Mittlerweile informieren uns Leser, das sie solche Produkte nicht mehr kaufen werden.
Quelle: Heiko Maas hetzt gegen freie Meinung: DDR 2.0? – Tichys Einblick | LINK
Dass Bundesministerien Vereine wie die “Amadeu Antonio Stiftung” mit finanziellen Mitteln (Seite 19) unterstützen, geht manchen entschieden zu weit. Tichy beispielsweise. Er hat seine Gründe, die er in seinem heutigen Artikel für gewisse Leute 100%ig nachvollziehbar formuliert hat. Er setzt sich halt noch für die Meinungsfreiheit ein. Und die ist in Gefahr, sagt nicht nur Tichy.
Tichy weiß genau, für wen er und seine Autoren schreiben. Die Kommentare lassen keinen Zweifel übrig.
Der Bundesministerin Schwesig wurde zuletzt vorgehalten, Islamisten finanziell zu fördern. Obwohl die Förderung nach Prüfung Mitte letzten Monats eingestellt wurde, hallen diese Vorwürfe im Internet nach. Die Öffentlichkeit wird nie erfahren, ob die Streichung berechtigt war oder ob die Maßnahme nur aus dem Grund erfolgte, weil es diese Form von Protesten gab. Dafür interessiert sich letztlich außer den direkt Betroffenen keiner.
Der Streit um die finanzielle Förderung der Antifa läuft schon seit Jahren. Rechte nutzen jede Gelegenheit, diese Klamotten aus der Kiste zu holen. Schwesig und Maas wären meines Erachtens gut beraten, diesen ständigen Anwürfen konstruktiver zu begegnen, als sie dies tun.
Wie wäre es zum Beispiel, wenn sie jede auch nur mögliche Verstrickung politischer Parteien in die Präventionsarbeit gegen Links und Rechts vermeiden würden?

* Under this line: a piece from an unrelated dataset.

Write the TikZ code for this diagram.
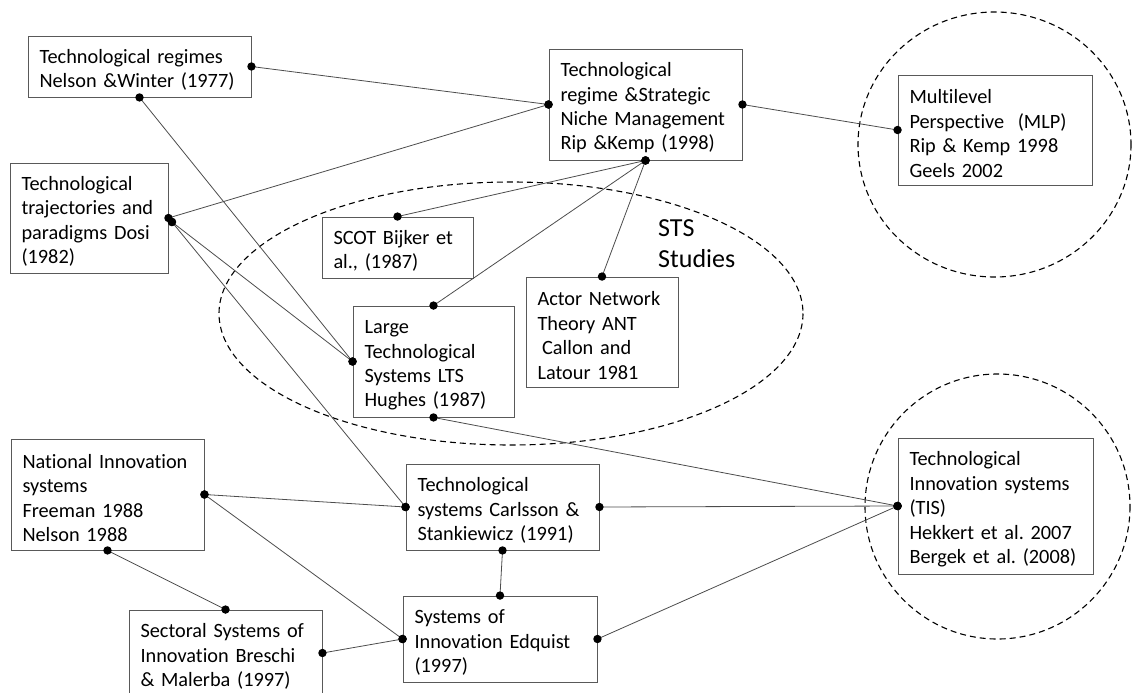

Wie könnte unter diesen Voraussetzungen die Finanzierung der Vereine trotzdem sichergestellt werden? Nur durch privates Geld oder private Initiativen? Das Thema ist jedenfalls eine gesamtgesellschaftliche Aufgabe. Aber wer ist schon bereit, sich heutzutage für sowas zu engagieren? Schimpfen ist viel einfacher. Und da kann man auch schnell mal überziehen. Nicht wahr?